_EXERCISE_
From the records below, please print only the lines from the one containing "Rebuild this chart" through the one containing "bilin_y = [4120, 5740, 6320, 8225]", both included. Skip the pictures.

_STORED RECORDS_
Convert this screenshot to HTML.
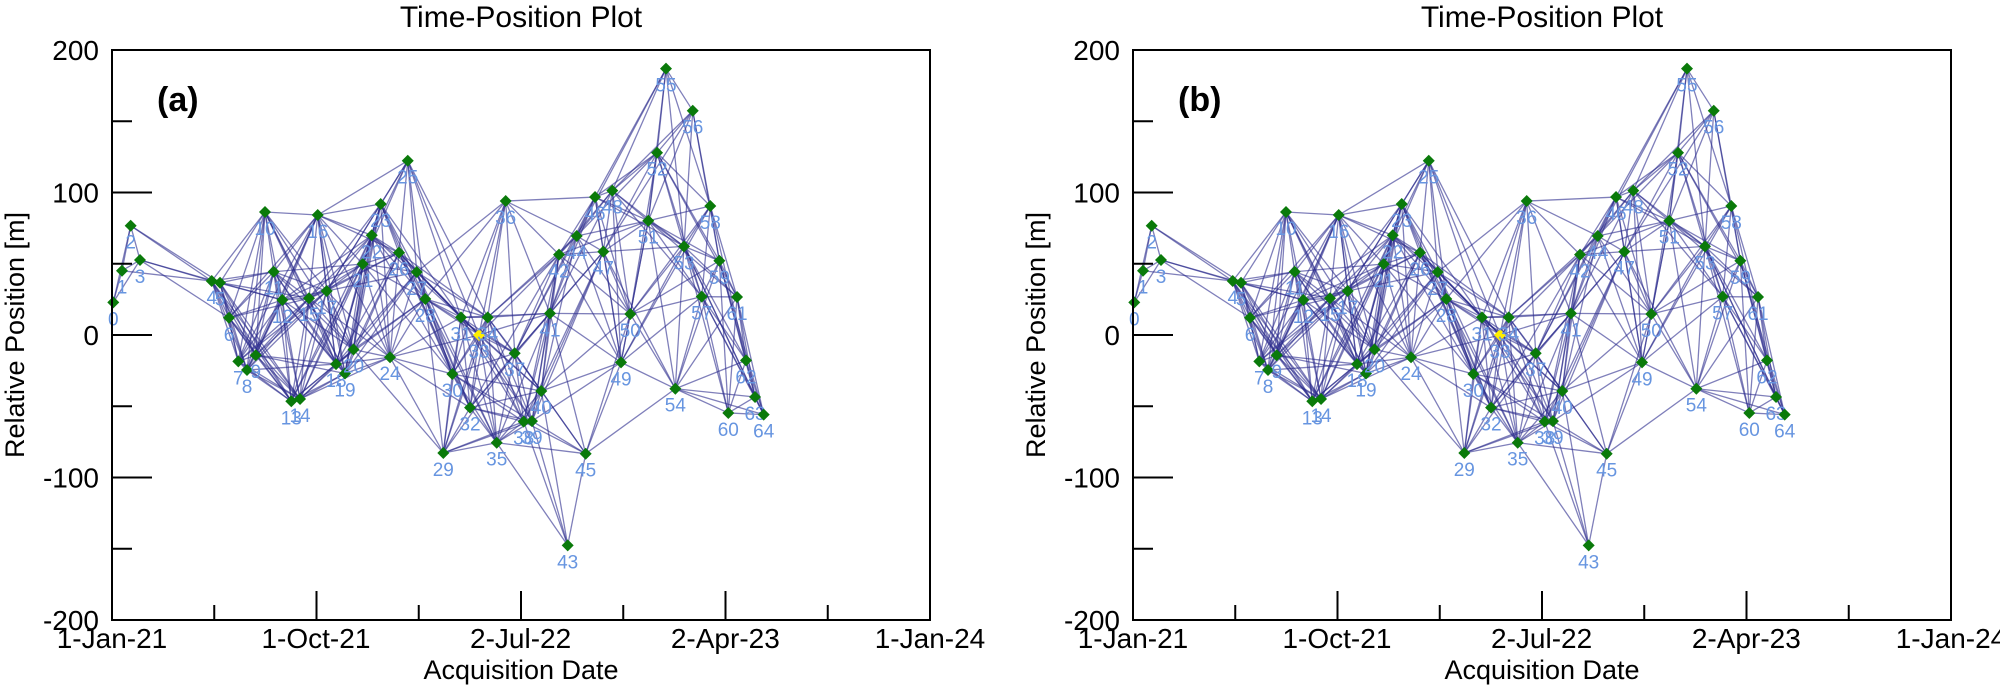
<!DOCTYPE html>
<html><head><meta charset="utf-8"><style>
html,body{margin:0;padding:0;background:#fff;}
svg{display:block;font-family:"Liberation Sans",sans-serif;}
</style></head><body>
<svg id="chart" width="2000" height="686" viewBox="0 0 2000 686" xmlns="http://www.w3.org/2000/svg"></svg>
<script>
const days=[1.7,13.4,25.0,37.5,133.5,144.6,156.6,169.1,180.7,192.4,204.8,216.5,228.0,240.0,251.7,263.7,275.4,287.4,299.9,311.9,323.3,335.6,347.7,359.7,372.2,395.9,384.2,407.9,419.4,443.5,455.6,467.2,479.3,491.3,502.9,515.0,527.0,539.1,551.1,562.2,574.7,586.3,598.4,610.0,622.1,634.1,646.6,657.7,669.7,681.4,693.8,717.9,729.6,765.7,754.1,741.6,777.4,789.4,800.9,813.0,825.0,836.7,848.7,860.8,872.4];
const positions=[22.9,45.1,76.7,52.6,37.9,36.7,12.1,-18.5,-24.6,-14.2,86.3,44.4,24.6,-46.5,-44.9,25.8,84.2,30.9,-20.4,-27.0,-10.2,49.8,70.0,91.9,-15.6,122.3,57.8,44.2,25.3,-82.8,-27.4,12.4,-51.0,0,12.4,-75.6,94.0,-12.8,-60.8,-60.4,-39.3,15.2,56.4,-147.6,69.5,-83.3,96.8,58.5,101.3,-19.2,14.7,80.2,127.9,62.2,-37.7,186.9,157.4,26.9,90.5,52.1,-54.7,26.7,-17.8,-43.5,-55.9];
const refIndex=33;
const xTickLabels=["1-Jan-21","1-Oct-21","2-Jul-22","2-Apr-23","1-Jan-24"];
const xTickDays=[0,273,547,821,1095];
const yTickValues=[200,100,0,-100,-200];
const panelLabels=["(a)","(b)"];
const maxDayBaseline=130, maxPosBaseline=125;

const NS="http://www.w3.org/2000/svg";
const svg=document.getElementById('chart');
function mk(tag,attrs,parent){const e=document.createElementNS(NS,tag);for(const k in attrs)e.setAttribute(k,attrs[k]);(parent||svg).appendChild(e);return e;}

const panels=[{x0:112},{x0:1133}];
const W=818, Y0=50, Y1=620;
panels.forEach((p,pi)=>{
  const g=mk('g',{});
  
  
  const xs=d=>p.x0+d/1095*W;
  const ys=v=>Y0+(200-v)/400*(Y1-Y0);
  const t=mk('text',{x:p.x0+W/2,y:27,'text-anchor':'middle','font-size':30},g);t.textContent='Time-Position Plot';
  
  const eg=mk('g',{stroke:'#2a2a8c','stroke-opacity':0.6,'stroke-width':1.3},g);
  
  for(let i=0;i<days.length;i++)for(let j=i+1;j<days.length;j++){
    if(Math.abs(days[i]-days[j])<=maxDayBaseline&&Math.abs(positions[i]-positions[j])<=maxPosBaseline){
      const l=mk('line',{x1:xs(days[i]),y1:ys(positions[i]),x2:xs(days[j]),y2:ys(positions[j])},eg);
      
      
    }
  }
  for(let i=0;i<days.length;i++){
    const cx=xs(days[i]),cy=ys(positions[i]),r=6;
    const pt=mk('polygon',{points:`${cx},${cy-r} ${cx+r},${cy} ${cx},${cy+r} ${cx-r},${cy}`,fill:i===refIndex?'#ffee00':'#0a7a0a'},g);
    
    
    const lb=mk('text',{x:cx,y:cy+23,'text-anchor':'middle','font-size':19,fill:'#6795e0'},g);lb.textContent=i;
    
    
  }
  const fr=mk('rect',{x:p.x0,y:Y0,width:W,height:Y1-Y0,fill:'none',stroke:'#000','stroke-width':2},g);
  
  for(let v=-200;v<=200;v+=50){
    const major=v%100===0;
    const tk=mk('line',{x1:p.x0,x2:p.x0+(major?40:20),y1:ys(v),y2:ys(v),stroke:'#000','stroke-width':2},g);
    
  }
  yTickValues.forEach(v=>{
    const tl=mk('text',{x:p.x0-13,y:ys(v)+10,'text-anchor':'end','font-size':28},g);tl.textContent=v;
    
  });
  for(let k=0;k<=8;k++){
    const d=k*1095/8, major=k%2===0;
    const tk=mk('line',{x1:xs(d),x2:xs(d),y1:Y1,y2:Y1-(major?29:15),stroke:'#000','stroke-width':2},g);
    
  }
  xTickLabels.forEach((s,k)=>{
    const tl=mk('text',{x:xs(xTickDays[k]),y:648,'text-anchor':'middle','font-size':28},g);tl.textContent=s;
    
  });
  const xt=mk('text',{x:p.x0+W/2,y:679,'text-anchor':'middle','font-size':27},g);xt.textContent='Acquisition Date';
  
  const yt=mk('text',{x:0,y:0,'text-anchor':'middle','font-size':27,transform:`translate(${p.x0-88},335) rotate(-90)`},g);yt.textContent='Relative Position [m]';
  
  const pl=mk('text',{x:p.x0+45,y:111,'font-size':34,'font-weight':'bold'},g);pl.textContent=panelLabels[pi];
  
});
</script>
</body></html>
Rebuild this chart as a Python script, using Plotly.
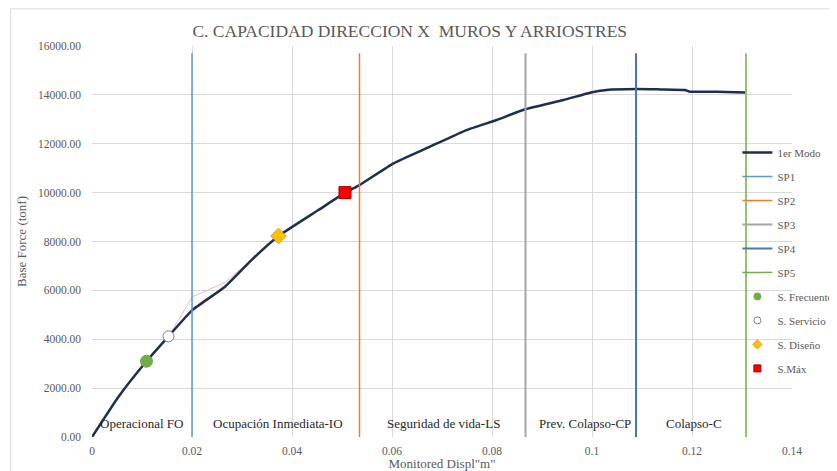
import plotly.graph_objects as go

# ---- data ----
disp = [0, 0.0053, 0.0109, 0.0153, 0.0201, 0.0266, 0.0319, 0.0373, 0.0453, 0.0506,
        0.0535, 0.0603, 0.0676, 0.0749, 0.0809, 0.0866, 0.0943, 0.0996, 0.1029,
        0.1089, 0.1136, 0.1186, 0.1196, 0.1249, 0.1306]
force = [0, 1650, 3100, 4120, 5200, 6150, 7240, 8225, 9290, 10000,
         10310, 11200, 11880, 12560, 12970, 13410, 13790, 14090, 14200,
         14240, 14225, 14200, 14130, 14130, 14100]

bilin_x = [0.0153, 0.0201, 0.0266, 0.0373]
bilin_y = [4120, 5740, 6320, 8225]

sp_names = ["SP1", "SP2", "SP3", "SP4", "SP5"]
sp_disp = [0.0200, 0.0535, 0.0867, 0.1088, 0.1308]
sp_top = 15700

pt_names = ["S. Frecuente", "S. Servicio", "S. Diseño", "S.Máx"]
pt_disp = [0.0109, 0.0153, 0.0373, 0.0506]
pt_force = [3100, 4120, 8225, 10000]

zone_names = ["Operacional FO", "Ocupación Inmediata-IO", "Seguridad de vida-LS",
              "Prev. Colapso-CP", "Colapso-C"]
zone_x = [0.0099, 0.0371, 0.0702, 0.0985, 0.1204]
zone_y = 552

x_ticks = [0, 0.02, 0.04, 0.06, 0.08, 0.1, 0.12, 0.14]
x_tick_labels = ["0", "0.02", "0.04", "0.06", "0.08", "0.1", "0.12", "0.14"]
y_ticks = [0, 2000, 4000, 6000, 8000, 10000, 12000, 14000, 16000]
y_tick_labels = ["%.2f" % v for v in y_ticks]

# ---- styles ----
SERIF = "Liberation Serif, Times New Roman, serif"
sp_colors = ["#5B9BD5", "#ED7D31", "#A5A5A5", "#4A76B0", "#70AD47"]
sp_widths = [1.5, 1.5, 2, 2, 1.5]
pt_symbols = ["circle", "circle", "diamond", "square"]
pt_colors = ["#70AD47", "#FFFFFF", "#FFC000", "#FF0000"]
pt_lines = ["#70AD47", "#7F7F7F", "#C9A227", "#A00000"]
pt_sizes = [12, 11, 12, 12]

fig = go.Figure()

fig.add_trace(go.Scatter(x=bilin_x, y=bilin_y, mode="lines",
                         line=dict(color="#E6B8CC", width=1),
                         showlegend=False, hoverinfo="skip"))

fig.add_trace(go.Scatter(x=disp, y=force, mode="lines", name="1er Modo",
                         legendgroup="g0", line_shape="spline",
                         line=dict(color="#1F2D4F", width=2.5, smoothing=0.4)))

for i, (n, v) in enumerate(zip(sp_names, sp_disp)):
    fig.add_trace(go.Scatter(x=[v, v], y=[0, sp_top], mode="lines", name=n,
                             legendgroup="g%d" % (i + 1),
                             line=dict(color=sp_colors[i], width=sp_widths[i])))

for i, n in enumerate(pt_names):
    fig.add_trace(go.Scatter(x=[pt_disp[i]], y=[pt_force[i]], mode="markers", name=n,
                             legendgroup="p%d" % i, showlegend=False,
                             marker=dict(symbol=pt_symbols[i], color=pt_colors[i],
                                         size=pt_sizes[i],
                                         line=dict(color=pt_lines[i], width=1))))
    # legend entry with smaller marker, as in the reference legend
    fig.add_trace(go.Scatter(x=[None], y=[None], mode="markers", name=n,
                             legendgroup="p%d" % i, hoverinfo="skip",
                             marker=dict(symbol=pt_symbols[i], color=pt_colors[i],
                                         size=7,
                                         line=dict(color=pt_lines[i], width=1))))

for n, x in zip(zone_names, zone_x):
    fig.add_annotation(x=x, y=zone_y, text=n, showarrow=False,
                       font=dict(family=SERIF, size=13, color="#262626"))

fig.add_shape(type="rect", xref="paper", yref="paper",
              x0=-0.1163, x1=1.2, y0=-0.2, y1=1.095,
              line=dict(color="#D9D9D9", width=1), layer="above")

fig.update_layout(
    width=837, height=471,
    margin=dict(l=83.5, r=53, t=38, b=41.5, autoexpand=False),
    paper_bgcolor="white", plot_bgcolor="white",
    title=dict(text="C. CAPACIDAD DIRECCION X  MUROS Y ARRIOSTRES",
               x=0.48, xanchor="center", y=0.951, yanchor="middle",
               font=dict(family=SERIF, size=17.5, color="#595959")),
    font=dict(family=SERIF, color="#595959"),
    showlegend=True,
    legend=dict(x=0.922, xanchor="left", y=0.765, yanchor="top",
                bgcolor="rgba(0,0,0,0)", traceorder="grouped", tracegroupgap=5,
                font=dict(family=SERIF, size=11, color="#595959")),
    xaxis=dict(range=[0, 0.14], tickvals=x_ticks, ticktext=x_tick_labels,
               showgrid=True, gridcolor="#D9D9D9", gridwidth=1, automargin=False,
               zeroline=False, showline=False, ticklabelstandoff=5,
               tickfont=dict(family=SERIF, size=11.5, color="#595959"),
               title=dict(text='Monitored Displ"m"', standoff=2,
                          font=dict(family=SERIF, size=13, color="#595959"))),
    yaxis=dict(range=[0, 16000], tickvals=y_ticks, ticktext=y_tick_labels,
               showgrid=True, gridcolor="#D9D9D9", gridwidth=1, automargin=False,
               zeroline=False, showline=False, ticklabelstandoff=10,
               tickfont=dict(family=SERIF, size=11.5, color="#595959"),
               title=dict(text="Base Force (tonf)", standoff=8,
                          font=dict(family=SERIF, size=13, color="#595959"))),
)

fig.write_html("out.html")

_RESULT OF THE EXERCISE_
Rebuild this chart as a Python script, using Plotly.
import plotly.graph_objects as go

# ---- data ----
disp = [0, 0.0053, 0.0109, 0.0153, 0.0201, 0.0266, 0.0319, 0.0373, 0.0453, 0.0506,
        0.0535, 0.0603, 0.0676, 0.0749, 0.0809, 0.0866, 0.0943, 0.0996, 0.1029,
        0.1089, 0.1136, 0.1186, 0.1196, 0.1249, 0.1306]
force = [0, 1650, 3100, 4120, 5200, 6150, 7240, 8225, 9290, 10000,
         10310, 11200, 11880, 12560, 12970, 13410, 13790, 14090, 14200,
         14240, 14225, 14200, 14130, 14130, 14100]

bilin_x = [0.0153, 0.0201, 0.0266, 0.0373]
bilin_y = [4120, 5740, 6320, 8225]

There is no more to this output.